Remix.run Logo
Taniwha 6 hours ago

I would argue C comes from Algol68 (structs, unions, pointers, a full type system etc, no call by name) rather than Algol60

adrian_b 2 hours ago | parent | next [-]

C had 3 major sources, B (derived from BCPL, which had been derived from CPL, which had been derived from ALGOL 60), IBM PL/I and ALGOL 68.

Structs come from PL/I, not from ALGOL 68, together with the postfix operators "." and "->". The term "pointer" also comes from PL/I, the corresponding term in ALGOL 68 was "reference". The prefix operator "*" is a mistake peculiar to C, acknowledged later by the C language designers, it should have been a postfix operator, like in Euler and Pascal.

Examples of things that come from ALGOL 68 are unions (unfortunately C unions lack most useful features of the ALGOL 68 unions. which are implicitly tagged unions) and the combined operation-assignment operators, e.g. "+=" or "*=".

The Bourne shell scripting language, inherited by ksh, bash, zsh etc., also has many features taken from ALGOL 68.

The explicit "malloc" and "free" also come from PL/I. ALGOL 68 is normally implemented with a garbage collector.

Taniwha 26 minutes ago | parent | next [-]

C originally had =+ and =- (upto and including Unix V6) - they were ambiguous (a=-b means a= -b? or a = a-b?) and replaced by +=/-=

The original structs were pretty bad too - field names had their own address space and could sort of be used with any pointer which sort of allowed you to make tacky unions) we didn't get a real type system until the late 80s

adrian_b 4 minutes ago | parent [-]

ALGOL 68 had "=" for equality and ":=" for assignment, like ALGOL 60.

Therefore the operation with assignment operators were like "+:=".

The initial syntax of C was indeed weird and it was caused by the way how their original parser in their first C compiler happened to be written and rewritten, the later form of the assignment operators was closer to their source from ALGOL 68.

themafia an hour ago | parent | prev | next [-]

> it should have been a postfix operator, like in Euler and Pascal.

I never liked Pascal style Pointer^. As the postfix starts to get visually cumbersome with more than one layer of Indirection^^. Especially when combined with other postfix Operators^^.AndMethods.
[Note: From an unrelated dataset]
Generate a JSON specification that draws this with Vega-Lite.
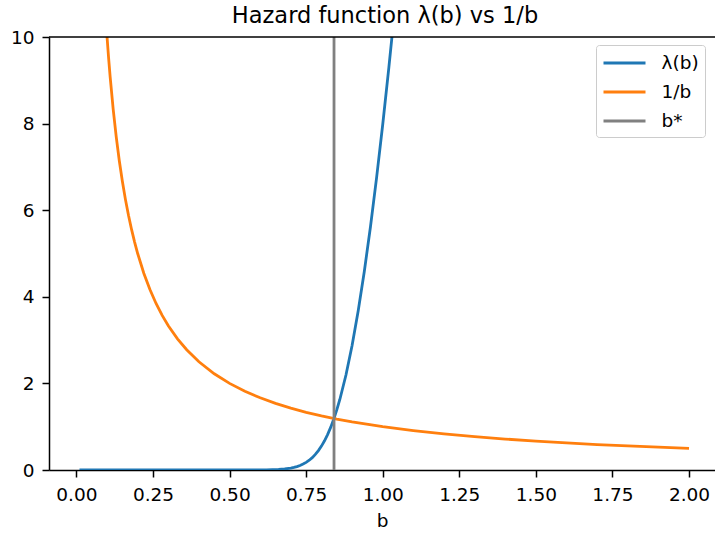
{
  "$schema": "https://vega.github.io/schema/vega-lite/v6.json",
  "width": 666,
  "height": 433,
  "autosize": {"type": "none"},
  "padding": {"left": 49, "top": 37, "right": 0, "bottom": 66},
  "background": "white",
  "config": {
    "view": {"stroke": null},
    "font": "DejaVu Sans",
    "axis": {
      "grid": false,
      "domainColor": "black",
      "domainWidth": 1.5,
      "tickColor": "black",
      "tickWidth": 1.5,
      "tickSize": 7,
      "labelFont": "DejaVu Sans",
      "labelFontSize": 18.5,
      "labelColor": "black",
      "labelPadding": 7,
      "titleFont": "DejaVu Sans",
      "titleFontSize": 18.5,
      "titleFontWeight": "normal",
      "titleColor": "black"
    }
  },
  "title": {
    "text": "Hazard function λ(b) vs 1/b",
    "font": "DejaVu Sans",
    "fontSize": 22.5,
    "fontWeight": "normal",
    "color": "black",
    "anchor": "middle",
    "frame": "group",
    "offset": 1,
    "dx": 3
  },
  "datasets": {
    "curves": [
      {"b": 0.01, "y": 0, "series": "λ(b)"},
      {"b": 0.1, "y": 0, "series": "λ(b)"},
      {"b": 0.2, "y": 0, "series": "λ(b)"},
      {"b": 0.3, "y": 0, "series": "λ(b)"},
      {"b": 0.4, "y": 0, "series": "λ(b)"},
      {"b": 0.5, "y": 0.00001, "series": "λ(b)"},
      {"b": 0.55, "y": 0.00016, "series": "λ(b)"},
      {"b": 0.6, "y": 0.00134, "series": "λ(b)"},
      {"b": 0.62, "y": 0.00292, "series": "λ(b)"},
      {"b": 0.64, "y": 0.00612, "series": "λ(b)"},
      {"b": 0.66, "y": 0.01233, "series": "λ(b)"},
      {"b": 0.68, "y": 0.02386, "series": "λ(b)"},
      {"b": 0.70, "y": 0.04438, "series": "λ(b)"},
      {"b": 0.71, "y": 0.0595, "series": "λ(b)"},
      {"b": 0.72, "y": 0.07935, "series": "λ(b)"},
      {"b": 0.73, "y": 0.1046, "series": "λ(b)"},
      {"b": 0.74, "y": 0.13647, "series": "λ(b)"},
      {"b": 0.75, "y": 0.1764, "series": "λ(b)"},
      {"b": 0.76, "y": 0.2258, "series": "λ(b)"},
      {"b": 0.77, "y": 0.2862, "series": "λ(b)"},
      {"b": 0.78, "y": 0.35975, "series": "λ(b)"},
      {"b": 0.79, "y": 0.4479, "series": "λ(b)"},
      {"b": 0.80, "y": 0.55248, "series": "λ(b)"},
      {"b": 0.81, "y": 0.6756, "series": "λ(b)"},
      {"b": 0.82, "y": 0.81892, "series": "λ(b)"},
      {"b": 0.83, "y": 0.9843, "series": "λ(b)"},
      {"b": 0.84, "y": 1.17352, "series": "λ(b)"},
      {"b": 0.85, "y": 1.3878, "series": "λ(b)"},
      {"b": 0.86, "y": 1.62882, "series": "λ(b)"},
      {"b": 0.88, "y": 2.19436, "series": "λ(b)"},
      {"b": 0.90, "y": 2.87602, "series": "λ(b)"},
      {"b": 0.92, "y": 3.67564, "series": "λ(b)"},
      {"b": 0.94, "y": 4.59146, "series": "λ(b)"},
      {"b": 0.96, "y": 5.61884, "series": "λ(b)"},
      {"b": 0.98, "y": 6.75073, "series": "λ(b)"},
      {"b": 1.00, "y": 7.97885, "series": "λ(b)"},
      {"b": 1.02, "y": 9.29417, "series": "λ(b)"},
      {"b": 1.04, "y": 10.6875, "series": "λ(b)"},
      {"b": 0.1, "y": 10.0, "series": "1/b"},
      {"b": 0.105, "y": 9.524, "series": "1/b"},
      {"b": 0.11, "y": 9.091, "series": "1/b"},
      {"b": 0.12, "y": 8.333, "series": "1/b"},
      {"b": 0.13, "y": 7.692, "series": "1/b"},
      {"b": 0.14, "y": 7.143, "series": "1/b"},
      {"b": 0.15, "y": 6.667, "series": "1/b"},
      {"b": 0.16, "y": 6.25, "series": "1/b"},
      {"b": 0.17, "y": 5.882, "series": "1/b"},
      {"b": 0.18, "y": 5.556, "series": "1/b"},
      {"b": 0.19, "y": 5.263, "series": "1/b"},
      {"b": 0.2, "y": 5.0, "series": "1/b"},
      {"b": 0.22, "y": 4.545, "series": "1/b"},
      {"b": 0.24, "y": 4.167, "series": "1/b"},
      {"b": 0.26, "y": 3.846, "series": "1/b"},
      {"b": 0.28, "y": 3.571, "series": "1/b"},
      {"b": 0.3, "y": 3.333, "series": "1/b"},
      {"b": 0.33, "y": 3.03, "series": "1/b"},
      {"b": 0.36, "y": 2.778, "series": "1/b"},
      {"b": 0.4, "y": 2.5, "series": "1/b"},
      {"b": 0.45, "y": 2.222, "series": "1/b"},
      {"b": 0.5, "y": 2.0, "series": "1/b"},
      {"b": 0.55, "y": 1.818, "series": "1/b"},
      {"b": 0.6, "y": 1.667, "series": "1/b"},
      {"b": 0.65, "y": 1.538, "series": "1/b"},
      {"b": 0.7, "y": 1.429, "series": "1/b"},
      {"b": 0.75, "y": 1.333, "series": "1/b"},
      {"b": 0.8, "y": 1.25, "series": "1/b"},
      {"b": 0.85, "y": 1.176, "series": "1/b"},
      {"b": 0.9, "y": 1.111, "series": "1/b"},
      {"b": 1.0, "y": 1.0, "series": "1/b"},
      {"b": 1.1, "y": 0.909, "series": "1/b"},
      {"b": 1.2, "y": 0.833, "series": "1/b"},
      {"b": 1.3, "y": 0.769, "series": "1/b"},
      {"b": 1.4, "y": 0.714, "series": "1/b"},
      {"b": 1.5, "y": 0.667, "series": "1/b"},
      {"b": 1.6, "y": 0.625, "series": "1/b"},
      {"b": 1.7, "y": 0.588, "series": "1/b"},
      {"b": 1.8, "y": 0.556, "series": "1/b"},
      {"b": 1.9, "y": 0.526, "series": "1/b"},
      {"b": 2.0, "y": 0.5, "series": "1/b"}
    ],
    "bstar": [{"b": 0.841, "series": "b*"}],
    "topspine": [{"y": 10}]
  },
  "layer": [
    {
      "data": {"name": "curves"},
      "mark": {"type": "line", "clip": true, "strokeWidth": 2.8},
      "encoding": {
        "x": {
          "field": "b", "type": "quantitative",
          "scale": {"domain": [-0.0895, 2.0848], "nice": false, "zero": false},
          "axis": {"values": [0, 0.25, 0.5, 0.75, 1.0, 1.25, 1.5, 1.75, 2.0], "format": ".2f", "title": "b", "orient": "bottom", "labelPadding": 8, "titlePadding": 8}
        },
        "y": {
          "field": "y", "type": "quantitative",
          "scale": {"domain": [0, 10], "nice": false},
          "axis": {"values": [0, 2, 4, 6, 8, 10], "title": null, "labelPadding": 8}
        },
        "color": {
          "field": "series", "type": "nominal",
          "scale": {"domain": ["λ(b)", "1/b", "b*"], "range": ["#1f77b4", "#ff7f0e", "#808080"]},
          "legend": {
            "title": null,
            "orient": "none",
            "legendX": 547,
            "legendY": 8,
            "symbolType": "M-1,0H3",
            "symbolSize": 441,
            "symbolStrokeWidth": 2.8,
            "labelFont": "DejaVu Sans",
            "labelFontSize": 18.5,
            "labelColor": "black",
            "labelOffset": 35.5,
            "rowPadding": 7,
            "padding": 6,
            "strokeColor": "#cccccc",
            "fillColor": "white",
            "cornerRadius": 3
          }
        },
        "detail": {"field": "series"}
      }
    },
    {
      "data": {"name": "bstar"},
      "mark": {"type": "rule", "strokeWidth": 2.8},
      "encoding": {
        "x": {"field": "b", "type": "quantitative"},
        "color": {"field": "series", "type": "nominal"}
      }
    },
    {
      "data": {"name": "topspine"},
      "mark": {"type": "rule", "color": "black", "strokeWidth": 1.5},
      "encoding": {
        "y": {"field": "y", "type": "quantitative"}
      }
    }
  ]
}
Or even just Operator^ := Assignment.

I also think it's the natural inverse of the "address-of" prefix operator. So we have "take the address of this value" and "look through the address to retreive the value."

adrian_b 33 minutes ago | parent [-]

The "natural inverse" relationship between "address-of" and indirect addressing is only partial.

You can apply the "*" operator as many times you want, but applying "address-of" twice is meaningless.

Moreover, in complex expressions it is common to mix the indirection operator with array indexing and with structure member selection, and all these 3 postfix operators can appear an unlimited number of times in an expression.

Writing such addressing expressions in C is extremely cumbersome, because they require a great number of parentheses levels and it is still difficult to see which is the order in which they are applied.

With a postfix indirection operator no parentheses are needed and all addressing operators are executed in the order in which they are written.

So it is beyond reasonable doubt that a prefix "*" is a mistake.

The only reason why they have chosen "*" as prefix in C, which they later regretted, was because it seemed easier to define the expressions "*++p" and "*p++" to have the desired order of evaluation.

There is no other use case where a prefix "*" simplifies anything and for the postfix and prefix increment and decrement it would have been possible to find other ways to avoid parentheses and even if they were used with parentheses that would still have been simpler than when you have to mix "*" with array indexing and with structure member selection. Moreover, the use of "++" and "--" with pointers was only a workaround for a dumb compiler, which could not determine by itself whether it should access an array using indices or pointers. Normally there should be no need to expose such an implementation detail in a high-level language, the compiler should choose the addressing modes that are optimal for the target CPU, not the programmer. On some CPUs, including the Intel/AMD CPUs, accessing arrays by incrementing pointers, like in the old C programs, is usually worse than accessing the arrays through indices (because on such CPUs the loop counter can be reused as an index register, regardless of the order in which the array is accessed, including for accessing multiple arrays, avoiding the use of extra registers and reducing the number of executed instructions).

With a postfix "*", the operator "->" would have been superfluous. It has been added to C only to avoid some of the most frequent cases when a prefix "*" leads to ugly syntax.

inkyoto an hour ago | parent | prev [-]

C's «static» and «auto» also come from PL/I. Even though «auto» has never been used in C, it has found its place in C++.

C also had a reserved keyword, «entry», which had never been used before eventually being relinquished from its keyword status when the standardisation of C began.

inkyoto 5 hours ago | parent | prev [-]

That is indeed correct. Kernighan in his original book on C cited Algol 68 as a major influence.